The source material is from Trap Danmark in the 1960s. Changes after that time are usually not included. If the readers want up-dates, they must take this via information from the local parish or from the net. Each church/parish has a website with e-mail address and phone-number.
Thursday, December 18, 2008
Rolsø church/Rolsø kirke, Mols herred, Randers amt.
Rolsø Church in Vrinders, ab. 20 km west of Ebeltoft
interior
Rolsø church in Vrinders is a new church, built in 1907, and in connection to this the old church in Rolsø was demolished. Luckily it is a rare event to demolish the old historic churches in Denmark. The new church is built in Romanesque style and the demolished material from Rolsø church was used in the wall work. The inventory comes partly from the old church. Late Gothic altar candles with traces after three lions. A Romanesque granite font with double tovstav (rope decoration), foliage and human heads on the foot - in 1906 rests of an original red and black ornament was found. South German baptismal basin from 1575 and a pulpit from 1664.

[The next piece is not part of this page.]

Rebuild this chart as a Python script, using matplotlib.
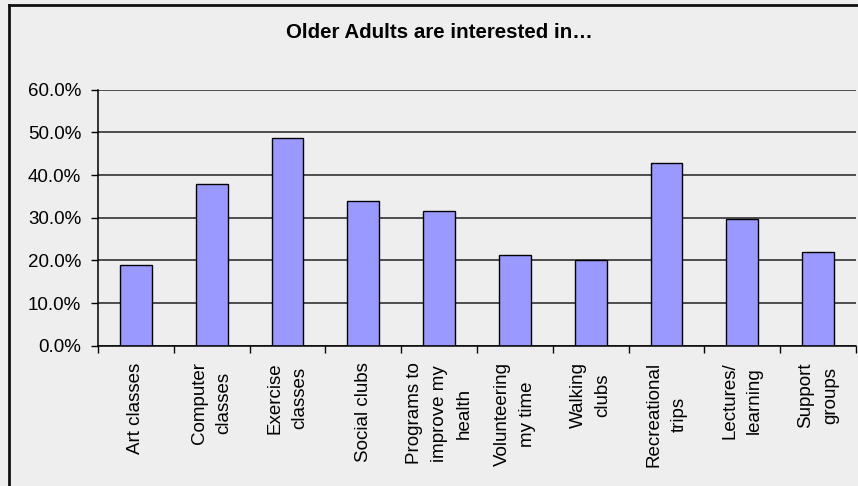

Although the old Rolsø church was demolished the medieval porch in monk bricks was kept. In the north by the nave a wall with two round arched windows was built. The white-chalked building is now a chapel of rest and is placed upon the idyllic church yard which is still in use. In the building is the former altar piece and a pieced-together epitaph. Upon the wall is a small limestone with the paternal and maternal coat of arms of Hans Skade of Rolsøgård and Ingeborg Sparre. The church yard is surrounded by granite boulder dikes and equipped with a køreport (driving gate) and a gate between three Renaissance pillars. Close by is a wooden bell frame.
The demolished church in Rolsø had a Romanesque choir and nave in granite boulders, a Gothic extension with styltetårn (stilted tower) and porch. The communion table was raw walled. The altar piece was a Gothic velvet triptychon. The church had two bells, one small and without inscription from the Middle Ages and the other - which is now farm bell at Rolsøgård - was casted by "Knud Riise ved Tønsberg."
Vrinders, landscape and farm.
photo 2006
Names in the Middle Ages:
Rolsø (1328 Rolfsyøø); Vrinders (*1486 Wrindes, 1501 Wrynnesby); Andrup (1552 Anndrup); Skovgårde (1458 Schoffgard); Rolsøgård(*1486 Rolsøgaard).
Rolsøgård, farm/manor, belonged 1328 to hr. Jens Hviding, 1448 to Morten Nielsen (Vognsen of Stenshede), 1511 to Gunde Nielsen, 1561 to his son Jørgen Gundesen of Sostrup; with his sister Inger the manor came to Mikkel Nielsen (Hvas of Gerholm), whose daughter Margrethe brought it to Erik Krag (+1606); his son Jørgen Krag (+1643) sold it to Hans Skade, who still owned it 1638; his son-in-law Vogn Hvas (of Skørholt) was the owner in 1655-62, hereafter his widow Kirsten Skade 1669 and her brother-in-law Jesper Vognsen (of Stenshede) (+1687). His son Jens Vognsen exchanged it 1689 to his brother-in-law ritmester (captain of horse) Otto Andreas von Lindenquist (+1692), who 1691 sold it to Bodil Pedersdatter (the same Bodil, who built Rødegård in Vistoft parish), the widow after Poul Nielsen of Strandkær, but the deed was 1693 by his heirs conveyed to Hans Jacobsen of Lyngsbækgård, whom she had married. Later the estate belonged to the family Gersdorff and several various owners up till present.
Dolmen, Vrinders
Listed prehistorics: two round dolmens with overturned cover stone at Rolsøgård, and in the southeastern corner of the parish a pentagonal dolmen chamber where the cover stone has skålgruber (hollows).
Demolished or destroyed: 5 dolmens, a passage grave and 8 hills.
At Andrup was a burial site from early Roman Iron Age.